- _YOUR INSTRUCTIONS_
Every line below is to be copied exactly, with the pictures left out.

- _DATA LINES_

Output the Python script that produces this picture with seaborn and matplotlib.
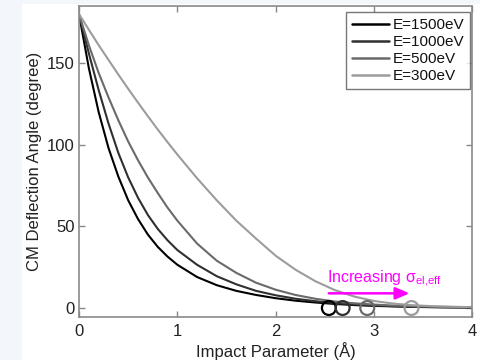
import matplotlib
matplotlib.use("Agg")
import matplotlib.pyplot as plt
from matplotlib.patches import Rectangle
import seaborn as sns
import pandas as pd

# ---- data ----
b_grid = [0, 0.1, 0.2, 0.3, 0.4, 0.5, 0.6, 0.7, 0.8, 0.9, 1.0, 1.2, 1.4, 1.6,
          1.8, 2.0, 2.2, 2.4, 2.6, 2.8, 3.0, 3.2, 3.4, 3.6, 3.8, 4.0]
theta_1500 = [180, 147, 120, 98, 80.5, 66, 54.5, 45, 37.5, 31.5, 26.5, 19, 14, 10.5,
              8, 6, 4.5, 3.4, 2.5, 1.8, 1.3, 1.0, 0.7, 0.5, 0.4, 0.3]
theta_1000 = [180, 156, 133.5, 113, 95, 80, 67.5, 57, 48.5, 41.5, 35.5, 26.5, 19.5, 14.5,
              10.5, 7.8, 5.7, 4.2, 3, 2.2, 1.6, 1.1, 0.8, 0.6, 0.4, 0.3]
theta_500 = [180, 161, 144, 129, 115, 102, 90.5, 80, 70.5, 61.5, 53.5, 39.5, 29, 21.5,
             15.5, 11.2, 8, 5.7, 4, 2.9, 2.1, 1.5, 1.1, 0.8, 0.6, 0.45]
theta_300 = [180, 170.5, 161, 152, 143, 134.3, 125.8, 117.5, 109.4, 101.6, 94, 79.5, 66, 53.5,
             42.5, 32, 23.5, 16.5, 11, 7, 4.3, 2.7, 1.7, 1.1, 0.8, 0.5]
energies = ["E=1500eV", "E=1000eV", "E=500eV", "E=300eV"]
cutoff_b = [2.54, 2.68, 2.93, 3.38]
cutoff_theta = [0, 0, 0, 0]
x_ticks = [0, 1, 2, 3, 4]
y_ticks = [0, 50, 100, 150]
arrow_start = (2.54, 9)
arrow_end = (3.36, 9)
label_pos = (2.52, 15.5)

colors = ["#000000", "#303030", "#6a6a6a", "#9c9c9c"]

df = pd.DataFrame({
    "b": b_grid * 4,
    "theta": theta_1500 + theta_1000 + theta_500 + theta_300,
    "E": sum([[e] * len(b_grid) for e in energies], []),
})

sns.set_theme(style="white")
plt.rcParams["font.family"] = ["Liberation Sans", "DejaVu Sans"]
plt.rcParams["mathtext.default"] = "regular"

fig = plt.figure(figsize=(4.81, 3.60), dpi=100)
fig.patch.set_facecolor("white")
fig.patches.append(Rectangle((0, 0), 22 / 481, 1, transform=fig.transFigure,
                             facecolor="#f3f6fa", edgecolor="none", zorder=-10))
fig.patches.append(Rectangle((0, 1 - 4 / 360), 1, 4 / 360, transform=fig.transFigure,
                             facecolor="#f3f6fa", edgecolor="none", zorder=-10))

ax = fig.add_axes([79 / 481, 43 / 360, (472.5 - 79) / 481, (317 - 6) / 360])

sns.lineplot(data=df, x="b", y="theta", hue="E", hue_order=energies,
             palette=colors, linewidth=1.5, estimator=None, sort=False, ax=ax)

ax.scatter(cutoff_b, cutoff_theta, s=100, facecolors="none", edgecolors=colors,
           linewidths=1.6, zorder=5)

ax.annotate("", xy=arrow_end, xytext=arrow_start,
            arrowprops=dict(arrowstyle="-|>,head_length=0.7,head_width=0.3",
                            color="#ff00ff", lw=1.8, shrinkA=0, shrinkB=0))
ax.text(label_pos[0], label_pos[1], r"Increasing $\sigma_{el{,}eff}$",
        color="#ff00ff", fontsize=11.5, ha="left", va="baseline")

ax.set_xlim(0, 4)
ax.set_ylim(-5.5, 185)
ax.set_xticks(x_ticks)
ax.set_yticks(y_ticks)
ax.set_xlabel("Impact Parameter (Å)", fontsize=12, color="#222222", labelpad=2)
ax.set_ylabel("CM Deflection Angle (degree)", fontsize=12, color="#222222", labelpad=4)
ax.tick_params(direction="in", length=4, width=1, color="#888888",
               labelsize=12, labelcolor="#222222", top=True, right=True,
               bottom=True, left=True)
ax.tick_params(axis="x", pad=5)
ax.tick_params(axis="y", pad=3)
for s in ax.spines.values():
    s.set_color("#8a8a8a")
    s.set_linewidth(1.2)
ax.set_facecolor("white")

leg = ax.legend(loc="upper right", bbox_to_anchor=(0.994, 0.981), borderaxespad=0,
                fontsize=11, frameon=True, fancybox=False, handlelength=2.4,
                handletextpad=0.25, labelspacing=0.2, borderpad=0.4)
leg.get_frame().set_edgecolor("#555555")
leg.get_frame().set_linewidth(1.0)
for t in leg.get_texts():
    t.set_color("#111111")
for l in leg.get_lines():
    l.set_linewidth(1.8)

fig.savefig("out.png", dpi=100)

- _ANSWER_
Output the Python script that produces this picture with seaborn and matplotlib.
import matplotlib
matplotlib.use("Agg")
import matplotlib.pyplot as plt
from matplotlib.patches import Rectangle
import seaborn as sns
import pandas as pd

# ---- data ----
b_grid = [0, 0.1, 0.2, 0.3, 0.4, 0.5, 0.6, 0.7, 0.8, 0.9, 1.0, 1.2, 1.4, 1.6,
          1.8, 2.0, 2.2, 2.4, 2.6, 2.8, 3.0, 3.2, 3.4, 3.6, 3.8, 4.0]
theta_1500 = [180, 147, 120, 98, 80.5, 66, 54.5, 45, 37.5, 31.5, 26.5, 19, 14, 10.5,
              8, 6, 4.5, 3.4, 2.5, 1.8, 1.3, 1.0, 0.7, 0.5, 0.4, 0.3]
theta_1000 = [180, 156, 133.5, 113, 95, 80, 67.5, 57, 48.5, 41.5, 35.5, 26.5, 19.5, 14.5,
              10.5, 7.8, 5.7, 4.2, 3, 2.2, 1.6, 1.1, 0.8, 0.6, 0.4, 0.3]
theta_500 = [180, 161, 144, 129, 115, 102, 90.5, 80, 70.5, 61.5, 53.5, 39.5, 29, 21.5,
             15.5, 11.2, 8, 5.7, 4, 2.9, 2.1, 1.5, 1.1, 0.8, 0.6, 0.45]
theta_300 = [180, 170.5, 161, 152, 143, 134.3, 125.8, 117.5, 109.4, 101.6, 94, 79.5, 66, 53.5,
             42.5, 32, 23.5, 16.5, 11, 7, 4.3, 2.7, 1.7, 1.1, 0.8, 0.5]
energies = ["E=1500eV", "E=1000eV", "E=500eV", "E=300eV"]
cutoff_b = [2.54, 2.68, 2.93, 3.38]
cutoff_theta = [0, 0, 0, 0]
x_ticks = [0, 1, 2, 3, 4]
y_ticks = [0, 50, 100, 150]
arrow_start = (2.54, 9)
arrow_end = (3.36, 9)
label_pos = (2.52, 15.5)

colors = ["#000000", "#303030", "#6a6a6a", "#9c9c9c"]

df = pd.DataFrame({
    "b": b_grid * 4,
    "theta": theta_1500 + theta_1000 + theta_500 + theta_300,
    "E": sum([[e] * len(b_grid) for e in energies], []),
})

sns.set_theme(style="white")
plt.rcParams["font.family"] = ["Liberation Sans", "DejaVu Sans"]
plt.rcParams["mathtext.default"] = "regular"

fig = plt.figure(figsize=(4.81, 3.60), dpi=100)
fig.patch.set_facecolor("white")
fig.patches.append(Rectangle((0, 0), 22 / 481, 1, transform=fig.transFigure,
                             facecolor="#f3f6fa", edgecolor="none", zorder=-10))
fig.patches.append(Rectangle((0, 1 - 4 / 360), 1, 4 / 360, transform=fig.transFigure,
                             facecolor="#f3f6fa", edgecolor="none", zorder=-10))

ax = fig.add_axes([79 / 481, 43 / 360, (472.5 - 79) / 481, (317 - 6) / 360])

sns.lineplot(data=df, x="b", y="theta", hue="E", hue_order=energies,
             palette=colors, linewidth=1.5, estimator=None, sort=False, ax=ax)

ax.scatter(cutoff_b, cutoff_theta, s=100, facecolors="none", edgecolors=colors,
           linewidths=1.6, zorder=5)

ax.annotate("", xy=arrow_end, xytext=arrow_start,
            arrowprops=dict(arrowstyle="-|>,head_length=0.7,head_width=0.3",
                            color="#ff00ff", lw=1.8, shrinkA=0, shrinkB=0))
ax.text(label_pos[0], label_pos[1], r"Increasing $\sigma_{el{,}eff}$",
        color="#ff00ff", fontsize=11.5, ha="left", va="baseline")

ax.set_xlim(0, 4)
ax.set_ylim(-5.5, 185)
ax.set_xticks(x_ticks)
ax.set_yticks(y_ticks)
ax.set_xlabel("Impact Parameter (Å)", fontsize=12, color="#222222", labelpad=2)
ax.set_ylabel("CM Deflection Angle (degree)", fontsize=12, color="#222222", labelpad=4)
ax.tick_params(direction="in", length=4, width=1, color="#888888",
               labelsize=12, labelcolor="#222222", top=True, right=True,
               bottom=True, left=True)
ax.tick_params(axis="x", pad=5)
ax.tick_params(axis="y", pad=3)
for s in ax.spines.values():
    s.set_color("#8a8a8a")
    s.set_linewidth(1.2)
ax.set_facecolor("white")

leg = ax.legend(loc="upper right", bbox_to_anchor=(0.994, 0.981), borderaxespad=0,
                fontsize=11, frameon=True, fancybox=False, handlelength=2.4,
                handletextpad=0.25, labelspacing=0.2, borderpad=0.4)
leg.get_frame().set_edgecolor("#555555")
leg.get_frame().set_linewidth(1.0)
for t in leg.get_texts():
    t.set_color("#111111")
for l in leg.get_lines():
    l.set_linewidth(1.8)

fig.savefig("out.png", dpi=100)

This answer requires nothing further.